Despite this progress, the Ethiopian-Israeli community still wrestles with problems and full integration is far from complete. The Israeli government has worked to improve the quality of housing, reduce unemployment and combat racism in the workplace and at large. However, poverty, a lack of opportunity, police brutality and other forms of discrimination continue to be issues for this community. Organizations such as the Ethiopian National Project, the Israel Association for Ethiopian Jews and Be’chol Lashon work to ensure the full integration of Ethiopian-Israelis into Israeli society and raise awareness about the community. Ethiopian Jewish activists have been calling on the government to bring remaining members of the Falash Mura community in Ethiopia to Israel for decades.
It was in large part due to all of these efforts that the Israeli government recognized Sigd as an official holiday in 2008. The government’s recent approval of large-scale aliyah for the Falash Mura community, still in Ethiopia, is another testament to this work and improving attitudes toward Ethiopians in Israel.
The Bottom Line
Since rescue missions like Operations Moses and Solomon brought Ethiopian Jews to Israel, the community has experienced both successes and challenges in adjusting to Israeli life. In recent years, the community has achieved greater political representation and more senior ranks in the military and has enjoyed success in Israel’s mainstream music scene.

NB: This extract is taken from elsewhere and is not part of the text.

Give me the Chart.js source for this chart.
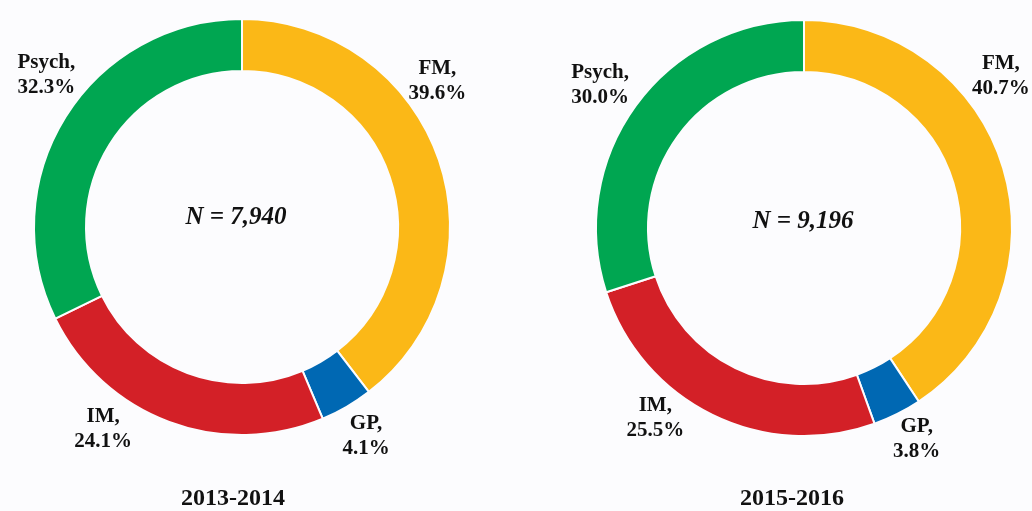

At the same time, discrimination and economic and social disparities persist for this community. Sigd is an opportunity to learn and teach about the remarkable story of this community, including their rich history and culture, which, if you’re Jewish, is part of your story as well. Through the story of Ethiopian Jewry, we learn about the diversity within the state of Israel, the work to ensure the full integration of different groups of immigrants and how to make a more equal and inclusive society for all.